◆ **Given material**:
+ + + +
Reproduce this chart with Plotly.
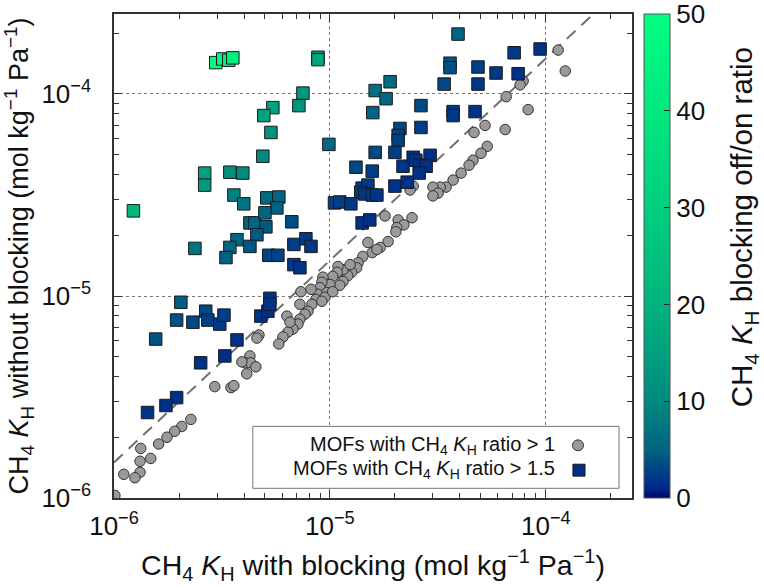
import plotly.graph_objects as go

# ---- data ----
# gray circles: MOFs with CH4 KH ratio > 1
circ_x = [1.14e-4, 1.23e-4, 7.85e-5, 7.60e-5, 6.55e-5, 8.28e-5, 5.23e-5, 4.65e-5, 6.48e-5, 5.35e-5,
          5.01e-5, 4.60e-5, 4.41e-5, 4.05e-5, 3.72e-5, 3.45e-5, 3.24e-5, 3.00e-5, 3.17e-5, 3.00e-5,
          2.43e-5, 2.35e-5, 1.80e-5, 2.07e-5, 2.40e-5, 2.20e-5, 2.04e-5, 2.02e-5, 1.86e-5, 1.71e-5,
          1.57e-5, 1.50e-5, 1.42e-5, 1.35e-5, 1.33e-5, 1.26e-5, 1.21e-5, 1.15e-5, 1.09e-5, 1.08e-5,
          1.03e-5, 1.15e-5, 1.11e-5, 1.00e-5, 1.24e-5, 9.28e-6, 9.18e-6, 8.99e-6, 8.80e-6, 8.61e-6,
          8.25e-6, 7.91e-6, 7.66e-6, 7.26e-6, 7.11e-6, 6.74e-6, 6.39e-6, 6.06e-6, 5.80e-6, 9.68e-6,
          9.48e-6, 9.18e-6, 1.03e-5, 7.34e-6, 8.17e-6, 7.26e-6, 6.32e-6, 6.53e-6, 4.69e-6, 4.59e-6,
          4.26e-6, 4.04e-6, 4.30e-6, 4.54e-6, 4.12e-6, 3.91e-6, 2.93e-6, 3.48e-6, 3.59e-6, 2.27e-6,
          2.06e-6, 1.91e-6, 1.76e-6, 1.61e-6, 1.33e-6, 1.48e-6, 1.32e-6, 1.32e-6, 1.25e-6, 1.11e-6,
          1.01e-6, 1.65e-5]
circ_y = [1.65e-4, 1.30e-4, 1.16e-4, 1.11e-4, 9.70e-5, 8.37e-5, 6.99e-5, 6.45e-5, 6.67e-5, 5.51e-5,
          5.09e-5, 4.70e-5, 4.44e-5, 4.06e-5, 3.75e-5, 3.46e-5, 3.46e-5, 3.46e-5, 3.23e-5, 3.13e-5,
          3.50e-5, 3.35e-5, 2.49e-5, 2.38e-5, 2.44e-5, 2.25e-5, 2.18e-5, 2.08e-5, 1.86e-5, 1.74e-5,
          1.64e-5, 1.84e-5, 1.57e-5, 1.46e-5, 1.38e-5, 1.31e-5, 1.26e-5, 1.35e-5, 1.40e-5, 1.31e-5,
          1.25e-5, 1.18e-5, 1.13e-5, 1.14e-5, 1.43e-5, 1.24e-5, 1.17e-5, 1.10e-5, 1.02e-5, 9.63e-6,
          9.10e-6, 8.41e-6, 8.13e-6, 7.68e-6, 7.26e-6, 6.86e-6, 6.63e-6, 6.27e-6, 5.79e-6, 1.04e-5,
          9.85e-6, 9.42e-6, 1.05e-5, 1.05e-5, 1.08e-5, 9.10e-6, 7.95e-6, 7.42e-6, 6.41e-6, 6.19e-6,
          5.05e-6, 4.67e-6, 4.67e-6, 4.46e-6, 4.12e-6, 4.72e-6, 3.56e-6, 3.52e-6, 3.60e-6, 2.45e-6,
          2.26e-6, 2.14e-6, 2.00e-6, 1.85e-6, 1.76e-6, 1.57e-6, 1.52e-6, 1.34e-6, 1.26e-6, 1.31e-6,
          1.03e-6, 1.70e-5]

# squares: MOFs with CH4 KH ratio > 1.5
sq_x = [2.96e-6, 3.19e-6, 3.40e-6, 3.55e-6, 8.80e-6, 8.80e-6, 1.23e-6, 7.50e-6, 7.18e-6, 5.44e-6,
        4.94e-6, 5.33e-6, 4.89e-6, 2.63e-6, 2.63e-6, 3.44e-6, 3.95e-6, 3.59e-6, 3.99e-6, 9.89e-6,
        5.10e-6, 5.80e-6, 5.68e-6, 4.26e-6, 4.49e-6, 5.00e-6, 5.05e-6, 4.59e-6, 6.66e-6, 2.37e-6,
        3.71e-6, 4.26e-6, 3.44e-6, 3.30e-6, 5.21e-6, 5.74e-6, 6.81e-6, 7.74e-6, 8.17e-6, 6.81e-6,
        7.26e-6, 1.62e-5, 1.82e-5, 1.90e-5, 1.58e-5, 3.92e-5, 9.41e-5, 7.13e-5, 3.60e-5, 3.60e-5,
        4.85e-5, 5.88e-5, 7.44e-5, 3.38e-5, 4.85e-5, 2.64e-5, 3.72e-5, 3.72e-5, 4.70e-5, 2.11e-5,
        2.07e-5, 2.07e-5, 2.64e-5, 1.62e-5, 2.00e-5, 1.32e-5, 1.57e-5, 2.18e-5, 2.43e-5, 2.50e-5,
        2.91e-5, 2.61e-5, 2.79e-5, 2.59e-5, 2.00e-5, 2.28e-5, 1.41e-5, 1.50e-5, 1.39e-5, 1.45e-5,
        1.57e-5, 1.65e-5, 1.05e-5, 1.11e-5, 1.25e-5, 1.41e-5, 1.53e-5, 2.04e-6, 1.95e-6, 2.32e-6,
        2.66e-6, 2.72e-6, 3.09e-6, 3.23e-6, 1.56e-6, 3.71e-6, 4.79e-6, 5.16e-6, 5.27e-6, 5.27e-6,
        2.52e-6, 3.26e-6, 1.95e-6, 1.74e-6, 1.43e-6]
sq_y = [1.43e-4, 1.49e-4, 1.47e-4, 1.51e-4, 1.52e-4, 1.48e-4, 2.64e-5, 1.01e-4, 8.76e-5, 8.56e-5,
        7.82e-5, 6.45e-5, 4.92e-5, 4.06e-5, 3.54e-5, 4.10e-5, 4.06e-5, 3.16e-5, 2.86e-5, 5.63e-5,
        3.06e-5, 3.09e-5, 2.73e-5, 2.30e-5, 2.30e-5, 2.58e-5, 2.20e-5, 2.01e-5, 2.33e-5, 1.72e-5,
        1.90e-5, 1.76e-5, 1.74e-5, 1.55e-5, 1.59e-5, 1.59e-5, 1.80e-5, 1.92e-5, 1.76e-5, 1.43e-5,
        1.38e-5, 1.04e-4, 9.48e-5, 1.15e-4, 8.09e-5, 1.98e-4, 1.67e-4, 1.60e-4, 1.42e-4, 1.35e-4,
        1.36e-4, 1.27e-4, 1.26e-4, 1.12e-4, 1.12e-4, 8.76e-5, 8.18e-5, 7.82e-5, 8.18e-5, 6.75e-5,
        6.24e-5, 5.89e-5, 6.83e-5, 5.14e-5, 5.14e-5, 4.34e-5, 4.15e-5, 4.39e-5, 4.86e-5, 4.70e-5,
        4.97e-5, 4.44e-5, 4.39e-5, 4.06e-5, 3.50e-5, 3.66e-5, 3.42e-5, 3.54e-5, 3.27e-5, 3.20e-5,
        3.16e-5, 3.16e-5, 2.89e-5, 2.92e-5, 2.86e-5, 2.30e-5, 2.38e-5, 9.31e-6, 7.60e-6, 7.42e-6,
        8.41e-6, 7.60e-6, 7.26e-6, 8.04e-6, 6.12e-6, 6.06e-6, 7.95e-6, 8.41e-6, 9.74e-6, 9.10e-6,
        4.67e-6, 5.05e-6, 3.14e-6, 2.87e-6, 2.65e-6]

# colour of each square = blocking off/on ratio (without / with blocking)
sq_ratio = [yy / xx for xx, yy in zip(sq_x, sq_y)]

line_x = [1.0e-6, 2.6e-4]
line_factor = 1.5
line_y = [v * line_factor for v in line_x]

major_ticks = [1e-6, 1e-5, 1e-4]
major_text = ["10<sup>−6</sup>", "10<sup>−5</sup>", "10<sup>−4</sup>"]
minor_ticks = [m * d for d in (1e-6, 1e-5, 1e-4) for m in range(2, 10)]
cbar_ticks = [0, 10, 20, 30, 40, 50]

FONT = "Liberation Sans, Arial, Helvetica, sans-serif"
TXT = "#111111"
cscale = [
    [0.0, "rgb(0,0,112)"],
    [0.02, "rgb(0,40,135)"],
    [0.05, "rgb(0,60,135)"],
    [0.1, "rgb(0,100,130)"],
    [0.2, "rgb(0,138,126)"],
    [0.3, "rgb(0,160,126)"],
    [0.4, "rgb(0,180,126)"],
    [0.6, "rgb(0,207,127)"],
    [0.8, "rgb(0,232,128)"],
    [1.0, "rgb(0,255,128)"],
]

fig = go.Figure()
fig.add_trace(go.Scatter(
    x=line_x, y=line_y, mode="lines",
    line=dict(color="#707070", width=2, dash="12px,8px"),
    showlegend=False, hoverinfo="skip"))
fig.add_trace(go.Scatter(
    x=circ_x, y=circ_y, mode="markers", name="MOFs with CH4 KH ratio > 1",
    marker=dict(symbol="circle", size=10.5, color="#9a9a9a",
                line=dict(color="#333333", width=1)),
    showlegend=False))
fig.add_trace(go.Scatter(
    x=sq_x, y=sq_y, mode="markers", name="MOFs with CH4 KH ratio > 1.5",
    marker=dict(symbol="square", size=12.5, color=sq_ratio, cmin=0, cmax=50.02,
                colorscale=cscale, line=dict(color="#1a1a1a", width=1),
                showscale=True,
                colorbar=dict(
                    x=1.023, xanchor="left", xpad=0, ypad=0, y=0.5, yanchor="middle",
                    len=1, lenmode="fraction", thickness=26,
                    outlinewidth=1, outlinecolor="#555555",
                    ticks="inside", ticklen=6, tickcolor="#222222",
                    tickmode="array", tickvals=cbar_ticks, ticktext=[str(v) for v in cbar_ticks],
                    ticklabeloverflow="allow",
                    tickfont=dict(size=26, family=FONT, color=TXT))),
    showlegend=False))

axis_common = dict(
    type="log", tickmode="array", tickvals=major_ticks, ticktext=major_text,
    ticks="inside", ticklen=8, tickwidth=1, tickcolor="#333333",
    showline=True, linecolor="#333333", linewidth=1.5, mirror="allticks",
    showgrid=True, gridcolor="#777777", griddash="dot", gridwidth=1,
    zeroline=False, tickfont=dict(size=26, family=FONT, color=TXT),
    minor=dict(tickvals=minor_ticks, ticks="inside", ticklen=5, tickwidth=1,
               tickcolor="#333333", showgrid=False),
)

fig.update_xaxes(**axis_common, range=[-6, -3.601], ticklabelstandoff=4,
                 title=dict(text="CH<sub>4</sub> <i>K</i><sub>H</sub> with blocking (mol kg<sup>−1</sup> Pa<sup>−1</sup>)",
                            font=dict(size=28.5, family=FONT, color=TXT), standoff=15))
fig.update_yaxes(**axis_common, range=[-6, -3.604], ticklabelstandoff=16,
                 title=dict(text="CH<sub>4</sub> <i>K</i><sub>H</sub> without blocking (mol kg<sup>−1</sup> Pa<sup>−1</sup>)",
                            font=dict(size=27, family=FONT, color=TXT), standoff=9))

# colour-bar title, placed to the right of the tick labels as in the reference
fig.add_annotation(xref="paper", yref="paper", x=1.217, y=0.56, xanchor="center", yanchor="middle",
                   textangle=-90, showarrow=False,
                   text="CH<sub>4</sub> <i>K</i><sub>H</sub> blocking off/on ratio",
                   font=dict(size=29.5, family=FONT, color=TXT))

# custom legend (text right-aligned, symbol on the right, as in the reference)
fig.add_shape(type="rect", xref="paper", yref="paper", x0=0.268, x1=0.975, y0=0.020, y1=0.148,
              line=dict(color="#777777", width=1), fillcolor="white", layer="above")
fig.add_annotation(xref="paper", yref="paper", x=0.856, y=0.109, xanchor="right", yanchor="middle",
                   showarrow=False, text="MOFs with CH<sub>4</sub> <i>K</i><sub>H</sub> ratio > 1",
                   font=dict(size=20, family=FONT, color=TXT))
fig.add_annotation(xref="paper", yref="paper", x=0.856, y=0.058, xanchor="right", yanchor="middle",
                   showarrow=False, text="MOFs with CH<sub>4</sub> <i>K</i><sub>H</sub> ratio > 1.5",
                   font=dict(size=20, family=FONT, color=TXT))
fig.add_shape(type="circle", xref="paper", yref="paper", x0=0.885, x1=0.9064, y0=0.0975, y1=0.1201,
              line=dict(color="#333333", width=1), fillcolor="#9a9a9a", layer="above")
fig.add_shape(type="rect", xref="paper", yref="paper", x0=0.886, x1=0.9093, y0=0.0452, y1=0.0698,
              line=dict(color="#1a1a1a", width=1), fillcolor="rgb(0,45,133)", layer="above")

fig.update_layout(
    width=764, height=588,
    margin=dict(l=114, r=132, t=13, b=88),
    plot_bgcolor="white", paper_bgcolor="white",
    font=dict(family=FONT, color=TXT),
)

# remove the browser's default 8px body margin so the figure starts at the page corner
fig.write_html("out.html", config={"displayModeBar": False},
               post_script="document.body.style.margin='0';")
+ + + +
◆ **To be done**:
Leave out the pictures. Transcribe only the lines above, from the first through the one that contains "import plotly.graph_objects as go".

◆ **Expected answer**:
Reproduce this chart with Plotly.
import plotly.graph_objects as go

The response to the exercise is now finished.